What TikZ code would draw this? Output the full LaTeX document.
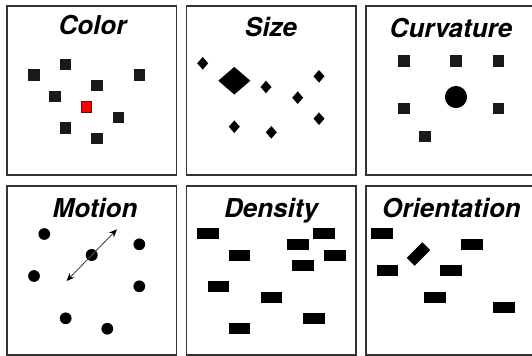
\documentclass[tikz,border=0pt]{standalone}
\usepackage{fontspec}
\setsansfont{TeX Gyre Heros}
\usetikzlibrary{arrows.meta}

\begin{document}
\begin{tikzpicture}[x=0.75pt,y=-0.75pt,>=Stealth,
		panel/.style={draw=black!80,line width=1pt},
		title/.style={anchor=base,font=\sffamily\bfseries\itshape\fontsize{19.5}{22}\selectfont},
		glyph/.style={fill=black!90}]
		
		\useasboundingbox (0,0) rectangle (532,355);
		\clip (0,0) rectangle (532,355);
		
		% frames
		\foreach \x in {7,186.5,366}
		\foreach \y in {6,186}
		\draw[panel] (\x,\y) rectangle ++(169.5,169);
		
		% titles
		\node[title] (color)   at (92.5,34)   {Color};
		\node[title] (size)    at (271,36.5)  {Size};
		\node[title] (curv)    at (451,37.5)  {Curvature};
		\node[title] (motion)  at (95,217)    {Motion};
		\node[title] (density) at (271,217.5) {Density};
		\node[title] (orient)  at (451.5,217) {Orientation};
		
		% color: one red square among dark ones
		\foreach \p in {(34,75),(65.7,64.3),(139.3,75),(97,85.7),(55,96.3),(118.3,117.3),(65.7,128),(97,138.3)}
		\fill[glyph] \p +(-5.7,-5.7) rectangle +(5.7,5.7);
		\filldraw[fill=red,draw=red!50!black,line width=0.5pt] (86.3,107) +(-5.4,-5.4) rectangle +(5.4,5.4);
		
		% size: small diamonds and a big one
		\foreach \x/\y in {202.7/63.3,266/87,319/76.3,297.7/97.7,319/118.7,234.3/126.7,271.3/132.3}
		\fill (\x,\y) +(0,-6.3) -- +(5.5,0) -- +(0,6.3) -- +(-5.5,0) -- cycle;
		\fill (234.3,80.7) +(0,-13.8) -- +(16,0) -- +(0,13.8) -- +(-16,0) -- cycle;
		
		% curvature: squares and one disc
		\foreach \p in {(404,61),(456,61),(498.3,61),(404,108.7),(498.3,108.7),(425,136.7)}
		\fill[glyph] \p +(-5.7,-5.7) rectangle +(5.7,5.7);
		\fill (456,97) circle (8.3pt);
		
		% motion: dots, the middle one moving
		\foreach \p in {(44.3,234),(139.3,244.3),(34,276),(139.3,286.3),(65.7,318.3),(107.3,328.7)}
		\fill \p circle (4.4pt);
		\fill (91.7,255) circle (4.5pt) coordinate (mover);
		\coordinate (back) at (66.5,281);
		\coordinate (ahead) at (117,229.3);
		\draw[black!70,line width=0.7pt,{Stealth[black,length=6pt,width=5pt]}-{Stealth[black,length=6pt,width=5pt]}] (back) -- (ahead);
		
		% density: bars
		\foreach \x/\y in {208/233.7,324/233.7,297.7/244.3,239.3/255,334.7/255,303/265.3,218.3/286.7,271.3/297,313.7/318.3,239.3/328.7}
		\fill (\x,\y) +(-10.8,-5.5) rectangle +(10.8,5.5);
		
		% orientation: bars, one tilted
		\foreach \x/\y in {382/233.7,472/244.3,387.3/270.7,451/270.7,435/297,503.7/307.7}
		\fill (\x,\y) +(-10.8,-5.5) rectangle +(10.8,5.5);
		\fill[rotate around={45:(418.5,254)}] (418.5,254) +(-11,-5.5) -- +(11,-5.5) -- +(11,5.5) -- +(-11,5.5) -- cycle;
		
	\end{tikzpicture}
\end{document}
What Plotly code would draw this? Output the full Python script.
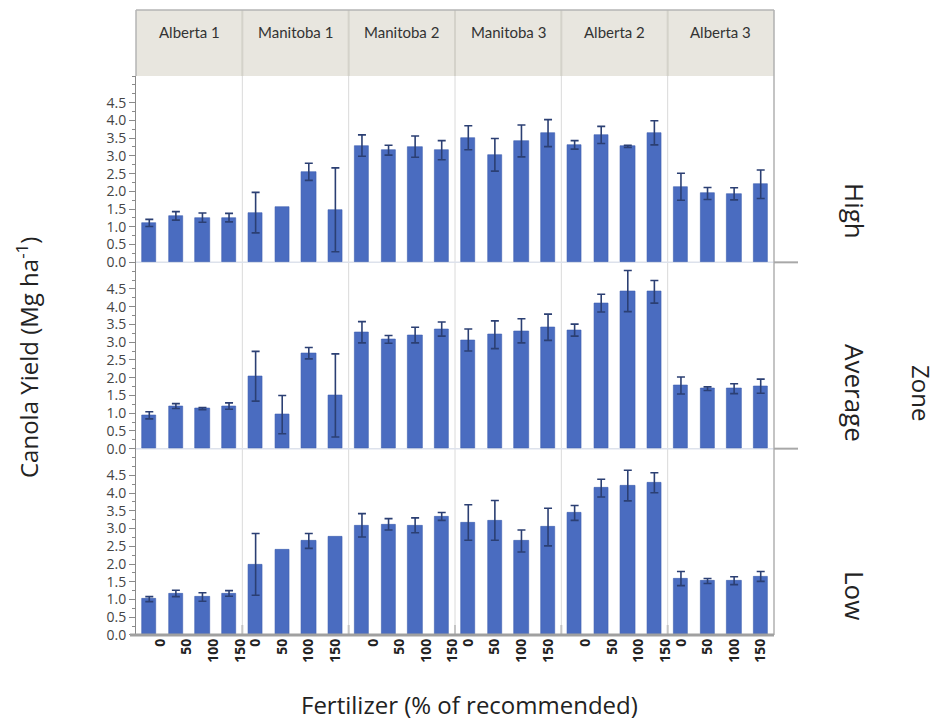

------------------------------------------------------------------------

Reproduce all entries without any change, and omit the pictures.

What TikZ code would draw this? Output the full LaTeX document.
\documentclass[tikz,border=0pt]{standalone}
\usepackage{fontspec}
\setsansfont{TeX Gyre Heros}
\usetikzlibrary{arrows.meta}

\begin{document}
\begin{tikzpicture}[x=0.75pt,y=-0.75pt,>=Stealth,
		panel/.style={draw=black!80,line width=1pt},
		title/.style={anchor=base,font=\sffamily\bfseries\itshape\fontsize{19.5}{22}\selectfont},
		glyph/.style={fill=black!90}]
		
		\useasboundingbox (0,0) rectangle (532,355);
		\clip (0,0) rectangle (532,355);
		
		% frames
		\foreach \x in {7,186.5,366}
		\foreach \y in {6,186}
		\draw[panel] (\x,\y) rectangle ++(169.5,169);
		
		% titles
		\node[title] (color)   at (92.5,34)   {Color};
		\node[title] (size)    at (271,36.5)  {Size};
		\node[title] (curv)    at (451,37.5)  {Curvature};
		\node[title] (motion)  at (95,217)    {Motion};
		\node[title] (density) at (271,217.5) {Density};
		\node[title] (orient)  at (451.5,217) {Orientation};
		
		% color: one red square among dark ones
		\foreach \p in {(34,75),(65.7,64.3),(139.3,75),(97,85.7),(55,96.3),(118.3,117.3),(65.7,128),(97,138.3)}
		\fill[glyph] \p +(-5.7,-5.7) rectangle +(5.7,5.7);
		\filldraw[fill=red,draw=red!50!black,line width=0.5pt] (86.3,107) +(-5.4,-5.4) rectangle +(5.4,5.4);
		
		% size: small diamonds and a big one
		\foreach \x/\y in {202.7/63.3,266/87,319/76.3,297.7/97.7,319/118.7,234.3/126.7,271.3/132.3}
		\fill (\x,\y) +(0,-6.3) -- +(5.5,0) -- +(0,6.3) -- +(-5.5,0) -- cycle;
		\fill (234.3,80.7) +(0,-13.8) -- +(16,0) -- +(0,13.8) -- +(-16,0) -- cycle;
		
		% curvature: squares and one disc
		\foreach \p in {(404,61),(456,61),(498.3,61),(404,108.7),(498.3,108.7),(425,136.7)}
		\fill[glyph] \p +(-5.7,-5.7) rectangle +(5.7,5.7);
		\fill (456,97) circle (8.3pt);
		
		% motion: dots, the middle one moving
		\foreach \p in {(44.3,234),(139.3,244.3),(34,276),(139.3,286.3),(65.7,318.3),(107.3,328.7)}
		\fill \p circle (4.4pt);
		\fill (91.7,255) circle (4.5pt) coordinate (mover);
		\coordinate (back) at (66.5,281);
		\coordinate (ahead) at (117,229.3);
		\draw[black!70,line width=0.7pt,{Stealth[black,length=6pt,width=5pt]}-{Stealth[black,length=6pt,width=5pt]}] (back) -- (ahead);
		
		% density: bars
		\foreach \x/\y in {208/233.7,324/233.7,297.7/244.3,239.3/255,334.7/255,303/265.3,218.3/286.7,271.3/297,313.7/318.3,239.3/328.7}
		\fill (\x,\y) +(-10.8,-5.5) rectangle +(10.8,5.5);
		
		% orientation: bars, one tilted
		\foreach \x/\y in {382/233.7,472/244.3,387.3/270.7,451/270.7,435/297,503.7/307.7}
		\fill (\x,\y) +(-10.8,-5.5) rectangle +(10.8,5.5);
		\fill[rotate around={45:(418.5,254)}] (418.5,254) +(-11,-5.5) -- +(11,-5.5) -- +(11,5.5) -- +(-11,5.5) -- cycle;
		
	\end{tikzpicture}
\end{document}
What Plotly code would draw this? Output the full Python script.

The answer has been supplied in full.